SDG stronghold against outdated models and new threats. On behalf of the EU, for which he was the spokesperson in New York, European Commission Vice-President Frans Timmermans stressed the historic turning point of this universal agenda. The EU commits to its implementation and this will be no mean task, judging from the very unequal progress achieved until now. Social inclusion, natural resources and public development aid are, indeed, the weak links in applying the EU's sustainable development agenda, according to Eurostat (see EUROPE 11379).

“The MDGs have shown us that the lack of development in certain countries is a threat for all of us. The same goes for unsustainable development on the world level. The challenge today is to commit us to overcoming this threat together”, the UN states, speaking about increasing inequalities, the erosion of social cohesion, and unprecedented global competition for resources.

The SDGs will apply to all. “The list is long. But these goals are comprehensive because they reflect the reality of today's world - and the way today's problems are daunting, complex, interlinked (…) The models that worked for so many of us in the past are not the ones that will work for all of us in the future. We have to redefine our societies, our relationship with nature”, Timmermans stated.

More aid, but not only. Timmermans reaffirmed the EU's collective commitment to allocating 0.7% of its GNI to public development aid - an objective that it has not met in 2015, the trend being a downwards one in recent years among certain member states (see EUROPE 11327). “There is no excuse for not meeting our 0.7% target for official development assistance. It's more urgent than ever. But this time, under the SDGs, it's not about just footing the bill. Those countries fortunate enough to have a developed or emerging economy are committed to playing a different role. This is not just about development aid. It's just as much about change at home”, he said.

In New York, the EU28 development ministers were invited by High Representative of the EU for Foreign Affairs and Security Policy Federica Mogherini and European Commissioner for International Cooperation and Development Neven Mimica to celebrate the adoption of the SDGs on 26 September. Joined by the head of the EIB, Werner Hoyer, and by Amina Mohamed, the special adviser to UN Secretary General Ban Ki-moon, they debated implementation of the agenda in the EU. “We are now committed to taking this agenda forward both inside the EU and through the EU's external policies by supporting implementation efforts in third countries, in particular those most in need. The implementation of the new 2030 agenda will be key in tackling the root causes of the refugee crisis”, Mogherini and Mimica state in a joint press release.

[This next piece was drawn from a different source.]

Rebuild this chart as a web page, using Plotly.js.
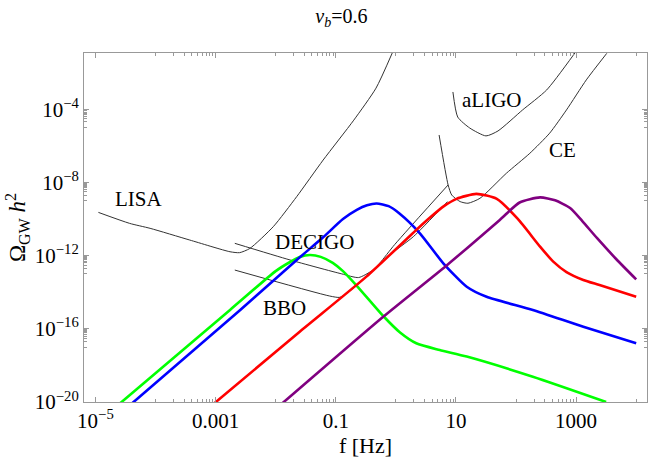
<!DOCTYPE html>
<html>
<head>
<meta charset="utf-8">
<script src="https://cdn.plot.ly/plotly-3.0.1.min.js"></script>
<style>
  html, body { margin: 0; padding: 0; background: #fff; }
  #grafica { width: 654px; height: 462px; }
</style>
</head>
<body>
<div id="grafica"></div>
<script>
// valores, en log10 (f en Hz, Omega_GW h^2)
var greenLogF  = [-4.6, -2.76, -2.0, -1.76, -1.6, -1.43, -1.25, -1.05, -0.88, -0.65, -0.21, 0.07, 0.34, 0.73, 1.18, 2.28, 3.5];
var greenLogOm = [-20.1, -14.97, -12.85, -12.35, -12.08, -11.97, -12.07, -12.4, -12.85, -13.65, -15.3, -16.2, -16.79, -17.16, -17.52, -18.62, -20.0];

var blueLogF  = [-4.4, -2.59, -1.65, -1.21, -0.88, -0.65, -0.48, -0.32, -0.12, 0.06, 0.40, 0.79, 1.18, 1.51, 2.28, 3.12, 4.0];
var blueLogOm = [-20.1, -14.97, -12.24, -11.0, -10.0, -9.5, -9.25, -9.15, -9.3, -9.7, -10.78, -12.42, -13.70, -14.25, -14.97, -15.89, -16.79];

var redLogF  = [-3.05, -1.60, -0.49, 0.34, 0.56, 0.8, 1.01, 1.34, 1.68, 2.03, 2.40, 2.62, 2.84, 3.12, 3.39, 4.0];
var redLogOm = [-20.15, -16.16, -13.15, -10.60, -9.95, -9.3, -8.9, -8.63, -8.9, -10.0, -11.51, -12.33, -12.9, -13.33, -13.61, -14.25];

var purpleLogF  = [-1.9, -0.21, 0.84, 1.73, 2.06, 2.40, 2.65, 2.9, 3.1, 3.35, 3.67, 4.0];
var purpleLogOm = [-20.1, -15.34, -12.55, -10.05, -9.1, -8.82, -8.98, -9.4, -10.1, -11.05, -12.2, -13.3];

var lisaLogF  = [-4.95, -4.43, -4.09, -3.43, -2.76, -2.60, -2.43, -2.04, -1.65, -1.21, -0.70, -0.33, -0.06];
var lisaLogOm = [-9.64, -10.24, -10.51, -11.15, -11.79, -11.84, -11.61, -10.42, -8.78, -6.78, -4.6, -2.85, -0.93];

var decigoLogF  = [-2.68, -1.76, -0.90, -0.62, -0.38, -0.10, 0.29, 0.86];
var decigoLogOm = [-11.33, -12.24, -13.0, -13.2, -12.79, -11.95, -10.97, -9.05];

var bboLogF  = [-2.68, -1.10, -0.93, -0.71, -0.49, -0.27, -0.02, 0.87];
var bboLogOm = [-12.79, -14.21, -14.28, -13.79, -13.15, -12.42, -11.4, -8.14];

var aligoLogF  = [0.95, 1.03, 1.23, 1.50, 1.70, 2.11, 2.51, 2.98];
var aligoLogOm = [-3.06, -4.43, -5.03, -5.46, -5.19, -4.04, -2.95, -0.93];

var ceLogF  = [0.72, 0.87, 0.93, 1.07, 1.20, 1.40, 1.84, 2.23, 2.56, 2.84, 3.17, 3.51];
var ceLogOm = [-5.41, -8.14, -8.69, -9.05, -9.14, -8.87, -7.50, -6.41, -5.31, -4.04, -2.40, -0.95];

var etiquetas   = ['LISA', 'DECIGO', 'BBO', 'aLIGO', 'CE'];
var etiquetaLogF  = [-4.27, -1.35, -1.86, 1.59, 2.78];
var etiquetaLogOm = [-8.92, -11.24, -14.86, -3.50, -6.23];

var xTickVals = [1e-5, 1e-3, 1e-1, 10, 1000];
var xTickText = ['10<sup>\u22125</sup>', '0.001', '0.1', '10', '1000'];
var yTickExp  = [-20, -16, -12, -8, -4];

function pot(arr) { return arr.map(function(v) { return Math.pow(10, v); }); }

function curva(lf, lo, color, ancho) {
  return {
    x: pot(lf), y: pot(lo), type: 'scatter', mode: 'lines',
    line: { color: color, width: ancho, shape: 'spline', smoothing: 0.6 },
    hoverinfo: 'skip', showlegend: false
  };
}

// ticks menores al estilo Mathematica
var xMinor = [];
[-4, -2, 0, 2, 4].forEach(function(d) { xMinor.push(Math.pow(10, d)); });
[-4, -2, 0, 2].forEach(function(d) {
  for (var k = 2; k <= 9; k++) xMinor.push(k * Math.pow(10, d));
});
var yMinor = [];
yTickExp.forEach(function(d) {
  for (var k = 1; k <= 9; k++) yMinor.push(k * Math.pow(10, d - 1));
});

var datos = [
  curva(lisaLogF, lisaLogOm, '#333', 1),
  curva(decigoLogF, decigoLogOm, '#333', 1),
  curva(bboLogF, bboLogOm, '#333', 1),
  curva(aligoLogF, aligoLogOm, '#333', 1),
  curva(ceLogF, ceLogOm, '#333', 1),
  curva(greenLogF, greenLogOm, '#00ff00', 2.6),
  curva(blueLogF, blueLogOm, '#0000ff', 2.6),
  curva(redLogF, redLogOm, '#ff0000', 2.6),
  curva(purpleLogF, purpleLogOm, '#800080', 2.6)
];

var serif = "'Liberation Serif', 'Times New Roman', serif";

var anotaciones = etiquetas.map(function(t, i) {
  return {
    text: t, x: etiquetaLogF[i], y: etiquetaLogOm[i], xref: 'x', yref: 'y',
    showarrow: false, font: { family: serif, size: 21, color: '#000' }
  };
});

var layout = {
  width: 654, height: 462,
  margin: { l: 84, r: 7, t: 53, b: 60 },
  paper_bgcolor: '#fff', plot_bgcolor: '#fff',
  title: {
    text: '<i>v</i><sub><i>b</i></sub>=0.6',
    font: { family: serif, size: 20, color: '#000' },
    x: 0.522, xref: 'container', xanchor: 'center',
    y: 0.965, yref: 'container', yanchor: 'middle'
  },
  xaxis: {
    type: 'log', range: [-5.19, 4.18],
    showgrid: false, zeroline: false,
    showline: true, linecolor: '#999', linewidth: 1, mirror: 'ticks',
    ticks: 'inside', ticklen: 5, tickcolor: '#999',
    tickmode: 'array', tickvals: xTickVals, ticktext: xTickText,
    tickfont: { family: serif, size: 21, color: '#000' },
    minor: { tickmode: 'array', tickvals: xMinor, ticks: 'inside', ticklen: 3, tickcolor: '#999', showgrid: false },
    title: { text: 'f [Hz]', font: { family: serif, size: 22, color: '#000' }, standoff: 2 }
  },
  yaxis: {
    type: 'log', range: [-20, -0.93],
    showgrid: false, zeroline: false,
    showline: true, linecolor: '#999', linewidth: 1, mirror: 'ticks',
    ticks: 'inside', ticklen: 5, tickcolor: '#999',
    tickmode: 'array',
    tickvals: yTickExp.map(function(d) { return Math.pow(10, d); }),
    ticktext: yTickExp.map(function(d) { return '10<sup>\u2212' + (-d) + '</sup>'; }),
    tickfont: { family: serif, size: 21, color: '#000' },
    minor: { tickmode: 'array', tickvals: yMinor, ticks: 'inside', ticklen: 3, tickcolor: '#999', showgrid: false },
    title: { text: '\u03a9<sub>GW</sub> <i>h</i><sup>2</sup>', font: { family: serif, size: 23, color: '#000' }, standoff: 2 }
  },
  annotations: anotaciones
};

Plotly.newPlot('grafica', datos, layout, { displayModeBar: false, staticPlot: true });
</script>
</body>
</html>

The European ministers for development also held an exchange of views on the current refugee crisis and on the solutions to implement in order to tackle the root causes of this crisis in Africa, the Eastern Mediterranean and the Western Balkans. The meeting in New York also enabled them to have a first general exchange of views on the European Commission's proposal to set up an emergency trust fund for Africa, to be given €1.8 billion initially. The EU Foreign Affairs Council, will debate this on 26 October in its development format. (Original version in French by Aminata Niang).